5 stars, and not only because the politics and logistics are trivial, whether reported objectively or in a biased fashion; and Herzog knows this. I’m not sure I’ve ever felt such pain while watching a report in which so little happens, even as it serves as a ballad about ‘men without women’ which will always carry us back to childhood.
A sad look at the creation of child soldiers. And while I appreciate the need to emphasize the horrors brought upon them by the Sandinistas, I feel Herzog waited too long to show the universality of the issue. Only at the very end does Denis Reichle's commentary point out how it's no different from his own experiences. And, unfortunately, I think that point gets lost in such a short work.
i like historical footage so i could give this four stars no matter the content. but i just don't trust propaganda films like this. is it true? isn't it true? who is this guy anyway? and the title? ugh...I thought it was going to focus way more on the plight of child soldiers. i did some research and apparently this film caused a lot of protest. it was accused of being a one-sided tool for Reagan's Contras.
32 years ago..... Denis Reichle talks about his own experience serving as a child-soldier in the Volkssturm now 72 years ago....how far back can you go I wonder? To the beginning?
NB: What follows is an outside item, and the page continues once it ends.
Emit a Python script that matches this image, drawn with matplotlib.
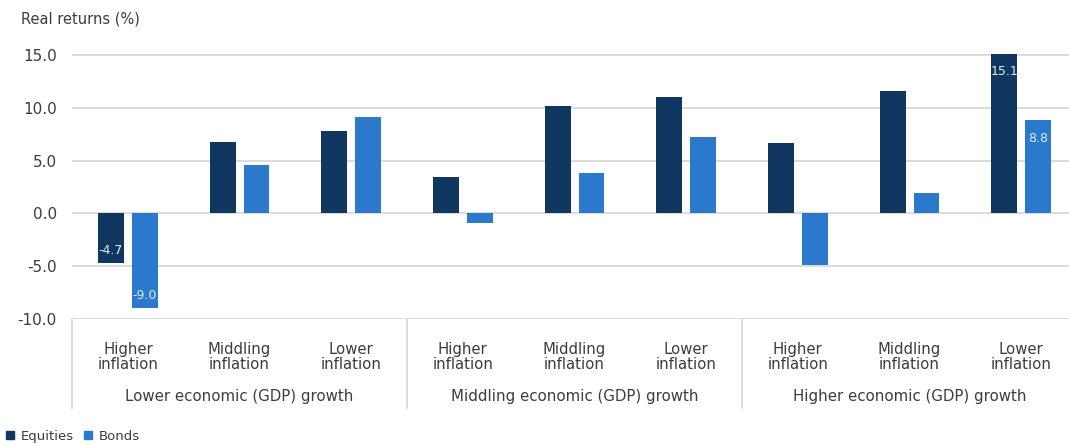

Today there are thousands of child soldiers around the world...how much further will we go allowing this to happen...forever?
short, depressing portrait of a depressing situation. relatively light on the history and heavy on the toll that combat takes on people and cultures. lots of people doing awful things on every side. reichle's interjection at the end was real as hell and provided a lot of context into why this movie was made at all. it made it a movie of solidarity as opposed to just one of observation.
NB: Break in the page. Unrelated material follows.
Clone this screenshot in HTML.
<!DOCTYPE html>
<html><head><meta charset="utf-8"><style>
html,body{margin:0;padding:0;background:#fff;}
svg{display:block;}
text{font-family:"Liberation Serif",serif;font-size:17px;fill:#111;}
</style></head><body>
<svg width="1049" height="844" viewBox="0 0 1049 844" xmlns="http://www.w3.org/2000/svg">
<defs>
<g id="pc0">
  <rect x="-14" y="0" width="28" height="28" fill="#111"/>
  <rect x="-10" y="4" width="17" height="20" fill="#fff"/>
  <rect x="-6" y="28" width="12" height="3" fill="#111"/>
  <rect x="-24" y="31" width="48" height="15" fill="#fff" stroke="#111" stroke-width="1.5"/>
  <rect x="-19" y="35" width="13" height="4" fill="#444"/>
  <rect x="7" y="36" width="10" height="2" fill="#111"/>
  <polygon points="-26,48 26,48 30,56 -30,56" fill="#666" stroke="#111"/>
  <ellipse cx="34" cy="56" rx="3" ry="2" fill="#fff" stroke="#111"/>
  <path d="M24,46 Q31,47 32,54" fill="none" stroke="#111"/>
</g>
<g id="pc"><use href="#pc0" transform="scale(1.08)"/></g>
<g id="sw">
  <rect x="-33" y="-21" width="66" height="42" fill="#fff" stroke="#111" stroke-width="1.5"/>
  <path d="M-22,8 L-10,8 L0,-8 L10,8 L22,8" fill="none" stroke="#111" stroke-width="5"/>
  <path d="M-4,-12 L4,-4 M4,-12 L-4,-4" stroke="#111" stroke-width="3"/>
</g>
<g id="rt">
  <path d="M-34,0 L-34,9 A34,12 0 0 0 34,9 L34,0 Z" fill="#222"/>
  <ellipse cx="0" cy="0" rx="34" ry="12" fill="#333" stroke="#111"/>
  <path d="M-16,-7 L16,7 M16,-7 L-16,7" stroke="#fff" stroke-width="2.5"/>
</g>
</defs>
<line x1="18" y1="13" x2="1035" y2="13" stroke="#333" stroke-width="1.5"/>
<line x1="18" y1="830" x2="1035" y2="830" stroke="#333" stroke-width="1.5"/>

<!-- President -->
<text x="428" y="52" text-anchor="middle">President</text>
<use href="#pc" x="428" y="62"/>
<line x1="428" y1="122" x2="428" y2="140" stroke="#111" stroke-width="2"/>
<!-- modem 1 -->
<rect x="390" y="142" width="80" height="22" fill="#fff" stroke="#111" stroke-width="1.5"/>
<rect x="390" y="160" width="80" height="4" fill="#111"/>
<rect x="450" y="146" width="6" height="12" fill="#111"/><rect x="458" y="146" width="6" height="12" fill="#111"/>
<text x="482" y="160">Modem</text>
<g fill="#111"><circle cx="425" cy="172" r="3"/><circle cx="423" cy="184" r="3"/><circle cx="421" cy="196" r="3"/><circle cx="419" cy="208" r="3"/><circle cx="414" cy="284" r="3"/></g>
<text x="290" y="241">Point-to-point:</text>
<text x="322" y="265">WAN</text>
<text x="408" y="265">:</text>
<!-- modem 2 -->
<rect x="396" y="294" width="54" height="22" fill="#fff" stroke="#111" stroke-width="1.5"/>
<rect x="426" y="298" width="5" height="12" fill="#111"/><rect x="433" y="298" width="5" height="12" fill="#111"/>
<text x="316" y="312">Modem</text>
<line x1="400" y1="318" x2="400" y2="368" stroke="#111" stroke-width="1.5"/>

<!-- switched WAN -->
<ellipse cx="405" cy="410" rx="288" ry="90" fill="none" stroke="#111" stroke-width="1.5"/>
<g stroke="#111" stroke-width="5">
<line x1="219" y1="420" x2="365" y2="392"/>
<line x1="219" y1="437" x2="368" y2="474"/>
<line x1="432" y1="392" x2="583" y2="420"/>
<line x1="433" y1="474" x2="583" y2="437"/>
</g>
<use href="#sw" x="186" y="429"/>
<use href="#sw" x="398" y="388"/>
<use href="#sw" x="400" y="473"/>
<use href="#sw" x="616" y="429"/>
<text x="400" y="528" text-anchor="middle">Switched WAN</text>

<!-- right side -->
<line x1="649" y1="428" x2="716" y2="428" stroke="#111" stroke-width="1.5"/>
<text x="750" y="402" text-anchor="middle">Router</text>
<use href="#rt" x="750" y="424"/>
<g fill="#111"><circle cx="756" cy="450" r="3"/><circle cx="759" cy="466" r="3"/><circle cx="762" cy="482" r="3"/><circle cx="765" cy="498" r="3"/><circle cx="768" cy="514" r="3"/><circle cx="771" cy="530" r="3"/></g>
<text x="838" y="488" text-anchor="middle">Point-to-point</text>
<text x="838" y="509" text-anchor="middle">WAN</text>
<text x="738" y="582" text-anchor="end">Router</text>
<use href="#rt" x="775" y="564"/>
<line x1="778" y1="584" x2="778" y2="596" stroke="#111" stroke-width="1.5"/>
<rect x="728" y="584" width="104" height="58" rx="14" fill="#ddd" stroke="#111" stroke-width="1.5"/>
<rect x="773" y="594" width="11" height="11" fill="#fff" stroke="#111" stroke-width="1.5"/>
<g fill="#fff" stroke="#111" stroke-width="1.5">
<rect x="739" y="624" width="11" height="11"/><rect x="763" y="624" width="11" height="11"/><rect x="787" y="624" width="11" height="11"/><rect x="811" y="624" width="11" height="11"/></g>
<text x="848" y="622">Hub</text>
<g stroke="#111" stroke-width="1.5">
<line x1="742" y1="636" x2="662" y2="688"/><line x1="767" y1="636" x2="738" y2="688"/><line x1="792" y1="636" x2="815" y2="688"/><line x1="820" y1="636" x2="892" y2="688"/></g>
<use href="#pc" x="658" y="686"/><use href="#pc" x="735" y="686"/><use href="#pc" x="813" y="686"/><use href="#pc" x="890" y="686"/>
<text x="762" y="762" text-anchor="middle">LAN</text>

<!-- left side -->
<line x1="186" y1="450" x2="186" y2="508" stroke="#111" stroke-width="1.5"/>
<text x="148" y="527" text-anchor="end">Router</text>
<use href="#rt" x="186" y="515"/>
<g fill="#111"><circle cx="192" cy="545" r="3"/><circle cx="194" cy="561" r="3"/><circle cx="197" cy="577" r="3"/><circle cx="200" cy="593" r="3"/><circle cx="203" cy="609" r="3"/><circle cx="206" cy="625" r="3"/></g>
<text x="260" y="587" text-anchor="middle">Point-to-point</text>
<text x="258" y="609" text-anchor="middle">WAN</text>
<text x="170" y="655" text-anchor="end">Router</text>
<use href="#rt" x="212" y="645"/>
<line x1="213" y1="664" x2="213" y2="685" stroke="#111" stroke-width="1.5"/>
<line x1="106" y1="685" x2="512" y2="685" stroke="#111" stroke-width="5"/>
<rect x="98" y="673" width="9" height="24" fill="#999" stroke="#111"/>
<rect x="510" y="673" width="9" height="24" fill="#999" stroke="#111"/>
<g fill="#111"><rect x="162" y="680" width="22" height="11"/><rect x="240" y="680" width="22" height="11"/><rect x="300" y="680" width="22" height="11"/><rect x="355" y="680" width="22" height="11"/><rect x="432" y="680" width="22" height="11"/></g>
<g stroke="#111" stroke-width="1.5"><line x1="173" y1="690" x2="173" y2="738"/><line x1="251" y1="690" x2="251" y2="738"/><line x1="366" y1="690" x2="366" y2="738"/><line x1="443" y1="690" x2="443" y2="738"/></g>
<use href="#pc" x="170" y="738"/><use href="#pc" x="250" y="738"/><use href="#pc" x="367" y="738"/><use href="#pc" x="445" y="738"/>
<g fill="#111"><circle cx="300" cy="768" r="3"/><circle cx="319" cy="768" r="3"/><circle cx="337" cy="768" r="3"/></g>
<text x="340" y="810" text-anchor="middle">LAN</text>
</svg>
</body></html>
A nauseating documentation of tragedy. There's a political angle at play, but I think Herzog was most interested in capturing the horror inflicted on the Miskito children by the Sandinistas and their own people. This is certainly a precursor to Joshua Oppenheimer's 2012 film, The Act of Killing, although Ballad... is more journalistic in its construction. The last couple shots are so potent.
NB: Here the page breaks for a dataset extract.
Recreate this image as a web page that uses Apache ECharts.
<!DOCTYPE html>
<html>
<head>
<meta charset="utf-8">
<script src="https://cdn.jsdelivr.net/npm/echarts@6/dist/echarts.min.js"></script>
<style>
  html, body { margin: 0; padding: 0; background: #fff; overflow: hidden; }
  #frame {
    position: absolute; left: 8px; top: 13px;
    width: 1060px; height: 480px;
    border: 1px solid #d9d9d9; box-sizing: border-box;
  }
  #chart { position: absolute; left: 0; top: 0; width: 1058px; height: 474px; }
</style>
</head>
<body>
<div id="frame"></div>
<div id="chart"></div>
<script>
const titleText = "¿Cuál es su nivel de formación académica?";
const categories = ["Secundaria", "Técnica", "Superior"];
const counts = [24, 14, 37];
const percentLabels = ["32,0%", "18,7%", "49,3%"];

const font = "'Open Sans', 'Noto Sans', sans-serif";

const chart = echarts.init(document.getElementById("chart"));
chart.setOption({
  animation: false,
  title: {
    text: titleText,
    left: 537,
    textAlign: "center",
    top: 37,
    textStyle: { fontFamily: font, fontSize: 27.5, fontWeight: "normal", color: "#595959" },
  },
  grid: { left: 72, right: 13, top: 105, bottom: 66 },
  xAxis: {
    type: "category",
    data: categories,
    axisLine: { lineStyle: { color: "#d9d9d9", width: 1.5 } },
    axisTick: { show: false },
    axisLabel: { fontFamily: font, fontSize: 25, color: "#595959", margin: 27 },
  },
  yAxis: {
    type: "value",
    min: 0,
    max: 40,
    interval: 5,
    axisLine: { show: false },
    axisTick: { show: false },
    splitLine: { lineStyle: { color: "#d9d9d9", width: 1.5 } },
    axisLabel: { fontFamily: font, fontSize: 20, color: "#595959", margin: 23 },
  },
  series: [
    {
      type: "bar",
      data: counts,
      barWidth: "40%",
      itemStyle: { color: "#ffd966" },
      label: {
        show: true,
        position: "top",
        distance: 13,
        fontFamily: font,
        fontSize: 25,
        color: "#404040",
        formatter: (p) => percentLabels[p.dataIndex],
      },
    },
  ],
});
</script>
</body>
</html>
A bit slight but with a reportorial quality that keeps it moving forward, especially in the first half. In contrast to what others are saying here, I found it a bit slow going once it just focused on military maneuvers and why the kids were fighting the Sandinistas (mainly because they killed the rest of their families). But a nice look at a peaceable Indian tribe forced to take up arms.
Herzog's most journalistic doc, probably owing to the fact that it was a partnership with a journalist. The first two thirds are a swift, passionate, factual genealogy of how war spreads, but it's the last 15 minutes that are truly brilliant, paradoxical, and Herzogian: the sight of child soldiers, part caught in an endless cycle, part desiring to take an active role in it, and part still very much children.
fascinating access to the culture, the people, in a very turbulent time. sadly the director chose to make the people seem pathetic, rather than emphasize the desperation that leads an obscure jungle people to enlist even their children to fight against the ills of the socialist agenda.
Ah... Herzog films, this little ballad of life and childhood represents the ready child, the fresh souls to train to fight the designated bad troops who killed their families. Call it career soldiering or what they have left in their circumstances of life, albeit young and trainable(brainwashable)... These children seem to get training, like deadly boy scouts, of course "comrades" would be the wrong word choice here.